The click itself is only half the equation. The average conversion rate (the percentage of visitors who actually take the action you want, like filling out a contact form or making a purchase) sits around 3.75% for most businesses. High-intent traffic, people searching for something specific they’re ready to buy, can convert at 2% to 7% when your landing page, message, and offer are tightly aligned. Top-performing advertisers reach 10% to 13% or higher without spending more per click, simply by optimizing what happens after someone lands on the page.

That means your ad budget is only as effective as your landing page. Before scaling ad spend, make sure the page someone arrives at loads fast, clearly communicates your offer, and makes the next step obvious. A great ad sending traffic to a confusing page is wasted money.

Create Content That Answers Real Questions

Every piece of content you publish, whether it’s a blog post, video, or social media update, should address something your potential customers actually want to know. Think about the questions people ask before they buy what you sell. A landscaping company might write about when to reseed a lawn. An accountant might explain what triggers an audit.

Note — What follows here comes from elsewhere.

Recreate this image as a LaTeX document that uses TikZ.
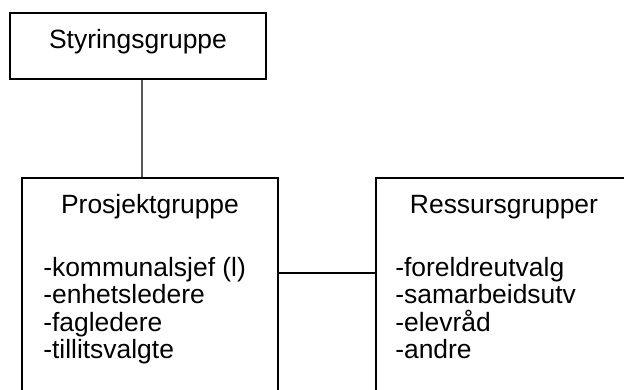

A bakery might post a video showing how custom cake orders work.

This type of content serves double duty. It brings in search traffic from people researching those questions, and it builds trust by demonstrating that you know your field. Over time, a library of helpful content creates compounding visibility. Each page is another entry point where a potential customer can find you.

Format your content for easy scanning: short paragraphs, clear subheadings, bullet points where they make sense, and original images or video when possible. Pages that are easy to read keep visitors on your site longer, which signals to search engines that your content is worth ranking.

Track What’s Working

Visibility efforts only improve when you measure them. Set up Google Analytics on your website to see where your visitors come from, which pages they spend time on, and where they drop off. Check your Google Business Profile insights to see how many people found you through local searches and what actions they took (calling, visiting your website, requesting directions). Each social platform offers its own analytics showing reach, engagement, and follower growth.

Review these numbers monthly. If a particular type of blog post brings in consistent traffic, write more like it. If a social platform isn’t generating any engagement after a few months of consistent posting, redirect that time elsewhere. Online visibility isn’t a one-time project. It’s an ongoing process of publishing, measuring, and adjusting based on what the data tells you.